松坂:それで、事務所の人が大慌て、みたいになってね(笑)。
菅田:そう、桃李くんは、グリーンボーイズと絡むシーンでは一歩引いて、僕たちがはしゃぐスペースを空けてくれるけど、兄弟2人のシーンでは距離が近くなる。ケンカのシーンで胸ぐらをつかまれたときのパワーはハンパなくて、それで僕はスイッチが入りました。キャラの使い分けのおかげで、ヒデが演じやすかったんです。そこに、ありがとうと言いたいです。
松坂:それは、菅田が場面でキャラを演じ分けてくれたからこそ。こちらこそ、ありがとうですね。

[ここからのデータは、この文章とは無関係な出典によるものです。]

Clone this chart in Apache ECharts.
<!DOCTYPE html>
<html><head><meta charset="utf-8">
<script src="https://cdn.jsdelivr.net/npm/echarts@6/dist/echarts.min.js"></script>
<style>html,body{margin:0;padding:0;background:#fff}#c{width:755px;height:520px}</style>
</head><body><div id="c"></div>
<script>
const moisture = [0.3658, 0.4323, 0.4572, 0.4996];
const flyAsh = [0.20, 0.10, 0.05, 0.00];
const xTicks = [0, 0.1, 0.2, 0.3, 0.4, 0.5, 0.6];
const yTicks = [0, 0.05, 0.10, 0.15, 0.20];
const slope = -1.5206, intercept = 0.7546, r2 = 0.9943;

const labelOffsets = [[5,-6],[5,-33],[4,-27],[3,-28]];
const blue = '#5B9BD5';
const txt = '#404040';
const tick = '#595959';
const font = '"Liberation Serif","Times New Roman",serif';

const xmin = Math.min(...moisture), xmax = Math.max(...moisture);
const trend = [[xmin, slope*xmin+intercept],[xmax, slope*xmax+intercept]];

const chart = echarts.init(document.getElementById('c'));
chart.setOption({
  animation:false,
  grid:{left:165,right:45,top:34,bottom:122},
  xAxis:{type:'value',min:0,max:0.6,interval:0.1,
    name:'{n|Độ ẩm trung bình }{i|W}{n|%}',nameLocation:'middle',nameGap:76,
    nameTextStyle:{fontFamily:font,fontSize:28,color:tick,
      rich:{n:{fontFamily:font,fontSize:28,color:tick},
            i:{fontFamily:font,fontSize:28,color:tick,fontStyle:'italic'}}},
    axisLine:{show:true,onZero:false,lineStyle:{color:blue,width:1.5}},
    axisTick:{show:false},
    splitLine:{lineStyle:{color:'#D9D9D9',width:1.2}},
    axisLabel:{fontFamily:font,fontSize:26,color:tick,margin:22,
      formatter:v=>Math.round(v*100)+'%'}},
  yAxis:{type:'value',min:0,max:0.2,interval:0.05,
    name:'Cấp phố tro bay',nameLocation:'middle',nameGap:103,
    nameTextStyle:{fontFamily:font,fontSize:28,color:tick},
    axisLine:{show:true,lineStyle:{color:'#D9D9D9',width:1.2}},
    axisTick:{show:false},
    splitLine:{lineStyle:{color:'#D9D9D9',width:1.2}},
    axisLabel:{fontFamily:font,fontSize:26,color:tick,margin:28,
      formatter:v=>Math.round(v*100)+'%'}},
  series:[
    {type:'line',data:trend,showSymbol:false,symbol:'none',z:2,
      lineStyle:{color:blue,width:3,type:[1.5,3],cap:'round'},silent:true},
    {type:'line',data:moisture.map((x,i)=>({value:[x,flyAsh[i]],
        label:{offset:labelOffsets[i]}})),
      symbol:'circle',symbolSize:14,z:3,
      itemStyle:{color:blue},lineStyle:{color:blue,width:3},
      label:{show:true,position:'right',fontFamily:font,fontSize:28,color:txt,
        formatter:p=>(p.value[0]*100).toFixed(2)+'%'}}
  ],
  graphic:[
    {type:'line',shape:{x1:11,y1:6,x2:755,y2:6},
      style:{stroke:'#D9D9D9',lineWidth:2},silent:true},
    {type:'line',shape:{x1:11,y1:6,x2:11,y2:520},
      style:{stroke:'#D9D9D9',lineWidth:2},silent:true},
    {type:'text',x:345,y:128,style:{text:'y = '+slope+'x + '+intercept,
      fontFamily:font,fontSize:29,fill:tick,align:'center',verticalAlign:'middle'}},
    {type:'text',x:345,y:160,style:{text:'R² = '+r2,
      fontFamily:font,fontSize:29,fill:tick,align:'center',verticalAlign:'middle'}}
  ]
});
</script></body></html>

――作中では、共に歌声を披露している松坂さんと菅田さん。
菅田:今回はバンドの音楽だったので、メンバー4人の調和を意識しました。音楽を通じてのつながりが、将来の道へと変わっていく物語は面白かったですし、いいなと思いましたね。そういえば、桃李くんはずっと、“歌NG”みたいな空気がありましたよね?
松坂:今もそうだよ。
菅田 え、そうなの!?
松坂:今回は特別。
菅田:でも、僕もずっと音楽が苦手でしたよ。声変わりをしてからハイトーンが出なくなり、落ち込んでしまったんです。でも、『共喰い』という映画でフジファブリックさんの「茜色の夕日」という曲を知ってから、また好きになりました。ピアノで弾こうと譜面を買ったら、ご本人によるアドバイスが書かれていたんですが、この曲のところには“好きなように”とだけ。それを見て、“音楽は自分の思うがままにやっていいんだ”と楽しくなった。
――菅田さん演じるヒデは、2つの夢の間で揺れ動く。もし、手にしたいものが2つあったら…?
松坂:性格的に一本しぼりでいくと思います、器用じゃないので。どちらを選ぶかでは悩むけど、一度決めたら後悔は…しない!
菅田:僕はやりたいことは全部やりますね。2兎とはいわず、時間が許す限り、12兎くらい追いたい(笑)。あ、今度、桃李くんと共演できるとしたら、海外で撮影したいですね。ハワイとかで。
松坂:弾丸じゃなく、ゆっくりね。
菅田:ひとりで自分を追い込んでいくようなシビアな作品もいいけど、桃李くんとは、あったかい映画をやりたいんですよ。
松坂:それ賛成。ビーチでゆっくりと寝転がりながらとか、理想。